The big variable for inside gardening is sunlight. However, don’t believe the naysayers — almost any environment has its eager participants. If you have south- and west-facing windows that bathe in light all day, you will have a wider range of plants to choose from, even tomatoes and peppers. Bush beans could be grown as a houseplant. Otherwise, flowers like calendula and violets are no-fuss and ever-beautiful. Windowsills and sunrooms make for ideal plant sites, but containers can rest on the floor anywhere that gets a little sun. Artificial lighting is always an option to supplement a shady house. And there are plenty of tasty species that will happily do well with less (for example: lettuces, kale, baby spinach, and many of the main culinary herbs).
Humidity can be tricky, and especially so if your furnace is running. The dry air of a heated home may mean checking a couple of times a day on moisture levels of your potted friends. Make sure you use a drainage tray under your plant to avoid water damage from watering your plants inside your home.
Keeping it kid-centered
Here’s the good news for those worrying about their gardening skills: When we garden with our kids, we don’t have to focus on results. It’s a matter of process. It’s the journey — not the size of our cucumbers — that provides them with lifelong learning. So keep expectations light and have fun. By all means, giggle while you garden.
Amy Thompson, a Monroe County extension agent who delivers sound advice to local gardeners and farmers, recommends staying creative to ensure the enthusiasm of students and children. Specifically, she suggests growing sprouts of different kinds of beans, lentils, and other seeds. These grow quickly so you can cycle through varieties constantly to keep the activity fresh for a child. Also, it takes very little space.
Another idea is reincarnating vegetable scraps. Avocado seeds can be started instead of pitched (but you’ll need a greenhouse or a warm, south-facing sunroom to actually get the plant to grow fruit). Green onions can be re-sprouted from discarded roots. Cuttings of herbs can be rooted in water then transplanted into soil.
Use your imagination. Instead of just growing romaine in potting soil, try some less traditional indoor gardening options. See-through, worm-composting bins can be a great activity for kids to maintain. Mushrooms can be grown on logs or from kits. Make a pizza herb garden if your kids like pizza (what kid doesn’t like pizza?). Grow pumpkin seeds in a scooped-out pumpkin, then transplant it all straight into the dirt. Or use the winter for nutrition lessons or garden planning, perhaps with crayons and old wrapping paper. Paint pots to use in the spring. Take old packets of seeds and do germination tests.
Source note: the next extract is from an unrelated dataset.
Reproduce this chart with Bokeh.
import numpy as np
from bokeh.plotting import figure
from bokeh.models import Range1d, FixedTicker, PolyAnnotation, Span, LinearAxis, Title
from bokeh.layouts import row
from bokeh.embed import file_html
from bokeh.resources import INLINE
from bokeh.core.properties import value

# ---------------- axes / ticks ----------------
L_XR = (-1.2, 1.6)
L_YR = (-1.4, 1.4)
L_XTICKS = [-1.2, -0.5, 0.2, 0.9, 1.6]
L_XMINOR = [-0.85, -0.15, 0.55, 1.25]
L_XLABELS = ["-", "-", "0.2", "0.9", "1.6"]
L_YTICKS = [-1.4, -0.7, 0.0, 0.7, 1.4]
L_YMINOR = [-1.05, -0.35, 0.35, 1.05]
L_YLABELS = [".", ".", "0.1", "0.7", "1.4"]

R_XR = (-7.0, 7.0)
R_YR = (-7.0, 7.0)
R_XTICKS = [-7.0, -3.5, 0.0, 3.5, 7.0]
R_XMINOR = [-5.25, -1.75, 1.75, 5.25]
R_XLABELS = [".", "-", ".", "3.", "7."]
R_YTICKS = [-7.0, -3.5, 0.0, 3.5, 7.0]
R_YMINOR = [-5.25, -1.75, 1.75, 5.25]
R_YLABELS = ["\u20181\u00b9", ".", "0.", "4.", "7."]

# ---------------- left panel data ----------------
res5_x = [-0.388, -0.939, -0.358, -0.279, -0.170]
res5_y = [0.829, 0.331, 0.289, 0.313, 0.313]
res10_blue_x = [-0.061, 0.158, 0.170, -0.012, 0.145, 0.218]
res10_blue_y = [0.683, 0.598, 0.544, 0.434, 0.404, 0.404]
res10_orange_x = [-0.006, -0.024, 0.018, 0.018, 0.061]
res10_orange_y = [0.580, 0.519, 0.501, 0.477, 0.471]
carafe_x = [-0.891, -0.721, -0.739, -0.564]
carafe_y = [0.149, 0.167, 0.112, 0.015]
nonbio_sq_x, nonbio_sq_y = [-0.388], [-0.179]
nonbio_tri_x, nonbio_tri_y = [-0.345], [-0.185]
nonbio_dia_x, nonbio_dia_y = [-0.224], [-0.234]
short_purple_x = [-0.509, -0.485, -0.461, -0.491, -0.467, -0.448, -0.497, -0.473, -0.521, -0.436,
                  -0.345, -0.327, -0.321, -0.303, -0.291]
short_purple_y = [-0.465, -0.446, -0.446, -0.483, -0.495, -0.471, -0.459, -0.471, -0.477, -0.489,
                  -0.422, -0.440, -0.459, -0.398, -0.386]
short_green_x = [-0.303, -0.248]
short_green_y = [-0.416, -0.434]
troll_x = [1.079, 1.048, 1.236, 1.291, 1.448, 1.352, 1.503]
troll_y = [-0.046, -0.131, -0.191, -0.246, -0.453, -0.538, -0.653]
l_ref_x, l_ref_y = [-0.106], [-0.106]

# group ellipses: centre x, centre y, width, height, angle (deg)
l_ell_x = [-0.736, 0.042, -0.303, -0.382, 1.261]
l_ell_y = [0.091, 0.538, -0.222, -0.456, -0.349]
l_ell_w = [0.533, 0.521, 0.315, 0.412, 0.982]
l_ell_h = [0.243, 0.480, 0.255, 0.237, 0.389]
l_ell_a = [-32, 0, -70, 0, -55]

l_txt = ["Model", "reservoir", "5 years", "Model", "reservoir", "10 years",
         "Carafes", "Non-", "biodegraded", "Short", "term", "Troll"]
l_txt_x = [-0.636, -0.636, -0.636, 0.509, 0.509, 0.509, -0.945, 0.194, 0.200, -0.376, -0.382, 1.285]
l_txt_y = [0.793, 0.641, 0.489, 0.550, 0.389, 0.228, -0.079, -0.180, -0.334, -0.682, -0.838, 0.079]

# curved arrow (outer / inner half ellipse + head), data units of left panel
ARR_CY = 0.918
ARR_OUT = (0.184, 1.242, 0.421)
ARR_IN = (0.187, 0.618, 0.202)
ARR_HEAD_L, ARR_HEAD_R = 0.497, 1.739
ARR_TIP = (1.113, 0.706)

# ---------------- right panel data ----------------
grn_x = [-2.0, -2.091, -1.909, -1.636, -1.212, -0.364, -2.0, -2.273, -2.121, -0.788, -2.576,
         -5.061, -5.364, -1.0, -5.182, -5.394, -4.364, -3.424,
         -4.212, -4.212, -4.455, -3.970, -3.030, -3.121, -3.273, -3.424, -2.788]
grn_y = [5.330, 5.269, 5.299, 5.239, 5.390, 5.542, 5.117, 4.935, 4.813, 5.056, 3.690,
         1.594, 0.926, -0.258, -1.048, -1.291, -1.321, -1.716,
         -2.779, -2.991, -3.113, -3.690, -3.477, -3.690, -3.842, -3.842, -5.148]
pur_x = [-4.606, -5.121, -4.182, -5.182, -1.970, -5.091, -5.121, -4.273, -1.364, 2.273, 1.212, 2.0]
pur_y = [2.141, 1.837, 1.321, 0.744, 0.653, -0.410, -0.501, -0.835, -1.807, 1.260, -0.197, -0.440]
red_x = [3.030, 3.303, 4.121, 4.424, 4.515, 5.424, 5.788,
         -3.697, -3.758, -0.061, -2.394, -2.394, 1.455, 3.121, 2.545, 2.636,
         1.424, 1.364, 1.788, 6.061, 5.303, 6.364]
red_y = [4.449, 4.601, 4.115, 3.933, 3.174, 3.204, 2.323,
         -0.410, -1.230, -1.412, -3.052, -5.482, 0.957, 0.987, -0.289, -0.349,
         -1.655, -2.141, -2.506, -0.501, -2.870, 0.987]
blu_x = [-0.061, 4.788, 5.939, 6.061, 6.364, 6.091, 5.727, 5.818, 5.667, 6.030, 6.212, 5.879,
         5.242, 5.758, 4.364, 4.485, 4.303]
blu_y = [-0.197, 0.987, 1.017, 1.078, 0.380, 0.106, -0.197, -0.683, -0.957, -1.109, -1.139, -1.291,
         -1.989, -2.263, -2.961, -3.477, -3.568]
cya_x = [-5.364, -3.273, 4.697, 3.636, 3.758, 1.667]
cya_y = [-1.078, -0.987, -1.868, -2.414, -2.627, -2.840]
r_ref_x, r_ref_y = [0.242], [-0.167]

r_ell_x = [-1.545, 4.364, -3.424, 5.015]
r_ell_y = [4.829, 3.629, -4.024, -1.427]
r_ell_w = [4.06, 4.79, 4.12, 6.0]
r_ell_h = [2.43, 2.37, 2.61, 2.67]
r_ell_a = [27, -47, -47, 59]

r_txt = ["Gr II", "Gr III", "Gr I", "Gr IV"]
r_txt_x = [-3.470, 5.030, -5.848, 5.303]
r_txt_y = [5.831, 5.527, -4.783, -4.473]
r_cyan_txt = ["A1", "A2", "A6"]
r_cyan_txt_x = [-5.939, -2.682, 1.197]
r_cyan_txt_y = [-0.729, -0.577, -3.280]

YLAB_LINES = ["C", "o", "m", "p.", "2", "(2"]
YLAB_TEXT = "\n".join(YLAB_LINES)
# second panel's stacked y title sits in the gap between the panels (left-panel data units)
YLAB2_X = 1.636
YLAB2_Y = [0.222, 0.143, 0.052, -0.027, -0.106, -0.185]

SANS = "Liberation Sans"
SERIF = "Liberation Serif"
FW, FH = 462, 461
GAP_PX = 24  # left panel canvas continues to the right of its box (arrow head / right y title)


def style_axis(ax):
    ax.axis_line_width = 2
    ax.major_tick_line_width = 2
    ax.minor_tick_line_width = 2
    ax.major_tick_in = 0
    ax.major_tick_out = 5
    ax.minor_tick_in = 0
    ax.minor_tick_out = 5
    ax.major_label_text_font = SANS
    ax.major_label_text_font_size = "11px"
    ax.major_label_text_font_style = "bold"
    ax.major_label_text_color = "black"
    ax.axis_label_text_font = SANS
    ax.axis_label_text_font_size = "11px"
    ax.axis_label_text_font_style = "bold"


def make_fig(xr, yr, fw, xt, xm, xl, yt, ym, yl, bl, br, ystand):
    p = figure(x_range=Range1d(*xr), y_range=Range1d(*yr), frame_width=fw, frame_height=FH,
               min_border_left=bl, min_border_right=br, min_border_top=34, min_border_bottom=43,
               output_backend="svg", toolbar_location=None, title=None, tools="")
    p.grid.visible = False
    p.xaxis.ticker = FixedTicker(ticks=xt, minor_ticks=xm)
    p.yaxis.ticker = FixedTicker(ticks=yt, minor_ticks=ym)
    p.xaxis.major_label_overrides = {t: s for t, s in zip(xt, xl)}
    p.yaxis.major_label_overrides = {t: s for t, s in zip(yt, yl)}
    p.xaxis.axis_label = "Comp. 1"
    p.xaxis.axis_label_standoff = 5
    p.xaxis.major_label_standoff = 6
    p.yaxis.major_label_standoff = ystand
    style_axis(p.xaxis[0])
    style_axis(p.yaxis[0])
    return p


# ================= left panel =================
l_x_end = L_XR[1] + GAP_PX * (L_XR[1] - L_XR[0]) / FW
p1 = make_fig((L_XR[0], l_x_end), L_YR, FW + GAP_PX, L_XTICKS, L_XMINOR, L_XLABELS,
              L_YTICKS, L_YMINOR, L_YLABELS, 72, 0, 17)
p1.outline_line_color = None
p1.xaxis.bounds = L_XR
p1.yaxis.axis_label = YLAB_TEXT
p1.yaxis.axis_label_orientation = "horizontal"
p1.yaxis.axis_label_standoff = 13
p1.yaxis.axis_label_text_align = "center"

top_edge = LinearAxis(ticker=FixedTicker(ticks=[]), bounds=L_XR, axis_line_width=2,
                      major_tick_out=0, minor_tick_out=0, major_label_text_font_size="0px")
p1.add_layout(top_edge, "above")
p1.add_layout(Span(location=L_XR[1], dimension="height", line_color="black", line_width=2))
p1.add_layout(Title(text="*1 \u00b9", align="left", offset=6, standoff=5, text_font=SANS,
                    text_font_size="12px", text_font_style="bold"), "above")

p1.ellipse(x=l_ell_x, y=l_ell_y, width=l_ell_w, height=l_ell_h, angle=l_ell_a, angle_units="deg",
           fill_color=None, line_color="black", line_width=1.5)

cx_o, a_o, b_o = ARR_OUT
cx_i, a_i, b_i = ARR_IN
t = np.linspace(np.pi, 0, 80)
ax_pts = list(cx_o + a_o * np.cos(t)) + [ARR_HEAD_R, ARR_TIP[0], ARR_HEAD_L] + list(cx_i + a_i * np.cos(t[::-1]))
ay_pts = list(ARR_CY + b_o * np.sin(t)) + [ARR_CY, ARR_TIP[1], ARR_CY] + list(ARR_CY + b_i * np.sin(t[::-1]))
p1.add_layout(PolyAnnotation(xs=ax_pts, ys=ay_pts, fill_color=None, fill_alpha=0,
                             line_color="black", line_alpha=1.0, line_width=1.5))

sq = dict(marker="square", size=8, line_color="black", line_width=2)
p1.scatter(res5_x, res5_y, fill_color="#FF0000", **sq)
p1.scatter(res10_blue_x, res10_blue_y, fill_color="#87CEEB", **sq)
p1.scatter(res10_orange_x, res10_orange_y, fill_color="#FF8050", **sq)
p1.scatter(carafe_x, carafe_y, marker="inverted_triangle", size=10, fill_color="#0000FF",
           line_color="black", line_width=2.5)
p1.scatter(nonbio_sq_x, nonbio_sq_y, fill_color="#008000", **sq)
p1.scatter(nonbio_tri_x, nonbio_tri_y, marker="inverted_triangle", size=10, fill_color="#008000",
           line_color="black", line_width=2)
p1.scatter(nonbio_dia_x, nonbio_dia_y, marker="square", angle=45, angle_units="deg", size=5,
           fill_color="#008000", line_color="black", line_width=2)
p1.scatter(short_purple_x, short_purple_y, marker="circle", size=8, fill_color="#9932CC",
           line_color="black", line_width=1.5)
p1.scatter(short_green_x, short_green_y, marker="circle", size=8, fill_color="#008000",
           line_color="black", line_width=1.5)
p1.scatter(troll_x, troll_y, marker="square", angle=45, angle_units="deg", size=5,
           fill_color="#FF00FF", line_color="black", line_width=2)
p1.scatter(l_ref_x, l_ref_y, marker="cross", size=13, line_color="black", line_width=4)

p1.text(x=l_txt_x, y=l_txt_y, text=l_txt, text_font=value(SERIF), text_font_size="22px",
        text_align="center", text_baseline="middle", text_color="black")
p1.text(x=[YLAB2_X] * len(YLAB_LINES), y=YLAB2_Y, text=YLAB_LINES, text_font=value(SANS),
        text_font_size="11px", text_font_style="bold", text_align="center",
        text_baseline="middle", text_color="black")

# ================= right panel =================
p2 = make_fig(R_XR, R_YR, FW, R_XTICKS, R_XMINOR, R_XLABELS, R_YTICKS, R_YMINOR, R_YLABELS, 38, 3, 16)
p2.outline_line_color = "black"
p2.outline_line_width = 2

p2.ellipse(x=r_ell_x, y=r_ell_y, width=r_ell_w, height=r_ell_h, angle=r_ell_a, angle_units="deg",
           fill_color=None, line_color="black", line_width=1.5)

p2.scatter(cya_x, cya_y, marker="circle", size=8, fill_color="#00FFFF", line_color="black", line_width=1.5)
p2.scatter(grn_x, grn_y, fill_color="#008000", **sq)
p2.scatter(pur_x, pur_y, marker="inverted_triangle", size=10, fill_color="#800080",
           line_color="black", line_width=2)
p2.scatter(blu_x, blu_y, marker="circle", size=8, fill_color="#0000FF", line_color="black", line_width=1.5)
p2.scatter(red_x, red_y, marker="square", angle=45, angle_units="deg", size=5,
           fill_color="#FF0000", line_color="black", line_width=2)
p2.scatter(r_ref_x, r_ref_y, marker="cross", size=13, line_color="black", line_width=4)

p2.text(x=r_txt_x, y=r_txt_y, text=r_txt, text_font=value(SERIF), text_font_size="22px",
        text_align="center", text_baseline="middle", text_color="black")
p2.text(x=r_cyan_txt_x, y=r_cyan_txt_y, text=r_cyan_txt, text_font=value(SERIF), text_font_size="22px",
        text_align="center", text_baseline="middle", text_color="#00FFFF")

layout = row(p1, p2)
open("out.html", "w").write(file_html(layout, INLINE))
The point is: Grow something. Your students or kids will liven up just like the seeds they plant.
Getting youngsters on board
With all the competition for their attention, it may sound intimidating to get a child enthusiastic about one of these projects. However, kids naturally gravitate to the visceral experience of plants and gardening. Your initial approach, though, can make a considerable difference.
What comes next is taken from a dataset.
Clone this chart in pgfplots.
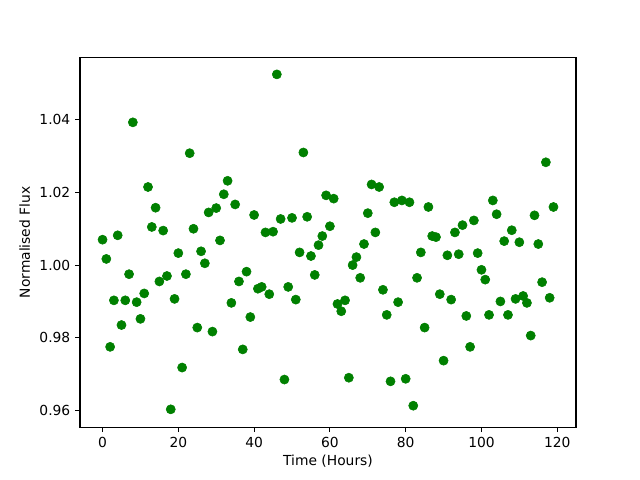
\documentclass[border=0pt]{standalone}
\usepackage{pgfplots}
\pgfplotsset{compat=1.18}
\usepackage{fontspec}
\setmainfont{DejaVu Sans}
\definecolor{mplgreen}{HTML}{008000}
\begin{document}
\begin{tikzpicture}
\path[fill=white] (0,0) rectangle (6.4in,4.8in);
\begin{axis}[
  at={(0.8in,0.528in)}, anchor=south west,
  width=4.96in, height=3.696in, scale only axis,
  xmin=-5.95, xmax=124.95, ymin=0.95538, ymax=1.05712,
  xtick={0,20,40,60,80,100,120},
  ytick={0.96,0.98,1.00,1.02,1.04},
  yticklabel style={/pgf/number format/.cd, fixed, fixed zerofill, precision=2},
  /pgf/number format/assume math mode=true,
  xtick pos=bottom, ytick pos=left,
  tick align=outside, major tick length=3.5pt,
  every tick/.style={line width=0.8pt, black},
  axis line style={line width=0.8pt},
  xticklabel style={yshift=-0.5pt},
  xlabel={Time (Hours)}, ylabel={Normalised Flux},
  xlabel style={yshift=2pt},
  ylabel style={yshift=0pt},
  font=\fontsize{10}{12}\selectfont,
  ticklabel style={font=\fontsize{10}{12}\selectfont},
]
\addplot[only marks, mark=*, mark size=3.3pt, mark options={fill=mplgreen, draw=mplgreen}] coordinates {
(0,1.0070) (1,1.0017) (2,0.9775) (3,0.9903) (4,1.0082) (5,0.9835) (6,0.9903) (7,0.9975)
(8,1.0393) (9,0.9898) (10,0.9852) (11,0.9922) (12,1.0215) (13,1.0105) (14,1.0158) (15,0.9955)
(16,1.0095) (17,0.9970) (18,0.9603) (19,0.9907) (20,1.0033) (21,0.9718) (22,0.9975) (23,1.0308)
(24,1.0100) (25,0.9828) (26,1.0038) (27,1.0005) (28,1.0145) (29,0.9817) (30,1.0157) (31,1.0068)
(32,1.0195) (33,1.0232) (34,0.9896) (35,1.0167) (36,0.9955) (37,0.9768) (38,0.9982) (39,0.9857)
(40,1.0138) (41,0.9935) (42,0.9940) (43,1.0090) (44,0.9920) (45,1.0092) (46,1.0525) (47,1.0127)
(48,0.9685) (49,0.9940) (50,1.0130) (51,0.9905) (52,1.0035) (53,1.0310) (54,1.0133) (55,1.0025)
(56,0.9973) (57,1.0055) (58,1.0080) (59,1.0192) (60,1.0107) (61,1.0183) (62,0.9893) (63,0.9873)
(64,0.9903) (65,0.9690) (66,1.0000) (67,1.0022) (68,0.9965) (69,1.0058) (70,1.0143) (71,1.0222)
(72,1.0090) (73,1.0215) (74,0.9932) (75,0.9863) (76,0.9680) (77,1.0173) (78,0.9898) (79,1.0178)
(80,0.9687) (81,1.0173) (82,0.9613) (83,0.9965) (84,1.0035) (85,0.9828) (86,1.0160) (87,1.0080)
(88,1.0077) (89,0.9920) (90,0.9737) (91,1.0027) (92,0.9905) (93,1.0090) (94,1.0030) (95,1.0110)
(96,0.9860) (97,0.9775) (98,1.0123) (99,1.0033) (100,0.9987) (101,0.9960) (102,0.9863) (103,1.0178)
(104,1.0140) (105,0.9900) (106,1.0066) (107,0.9863) (108,1.0096) (109,0.9907) (110,1.0063) (111,0.9915)
(112,0.9896) (113,0.9806) (114,1.0137) (115,1.0058) (116,0.9953) (117,1.0283) (118,0.9910) (119,1.0160)
};
\end{axis}
\end{tikzpicture}
\end{document}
Ask the children for their ideas. Give them options, especially options that reflect their interests. If they choose what to grow, they’re likelier to take ownership and follow through with the process. Keep it visible and accessible, so they’re likely to keep an eye on it. Buy them their own garden tools, or let them help you cook with the finished crop.
One great idea is to make it look expressly unlike an adult activity. Fill a toy dump truck with potting soil and plant into it. Start seeds in an egg carton. Make labels out of popsicle sticks. Bring a kiddie pool into the sunroom as a playful raised bed. Together, make them their own watering can out of a milk jug. Use fun names. Grow “princess peas” or “magical mint.” There are plenty of imaginative ideas online as well.
As for inspiring kids to get on board, Ginny Roberts of the Indiana Farm to School Network says not to overthink it. She has been creating standards-meeting curriculums that incorporate garden and nutrition education in schools. In this work, Roberts has visited hundreds of classrooms, and the class garden or grow lab is always the first thing the students want to show her.
Shouldn’t gardening be one of the first things we show them?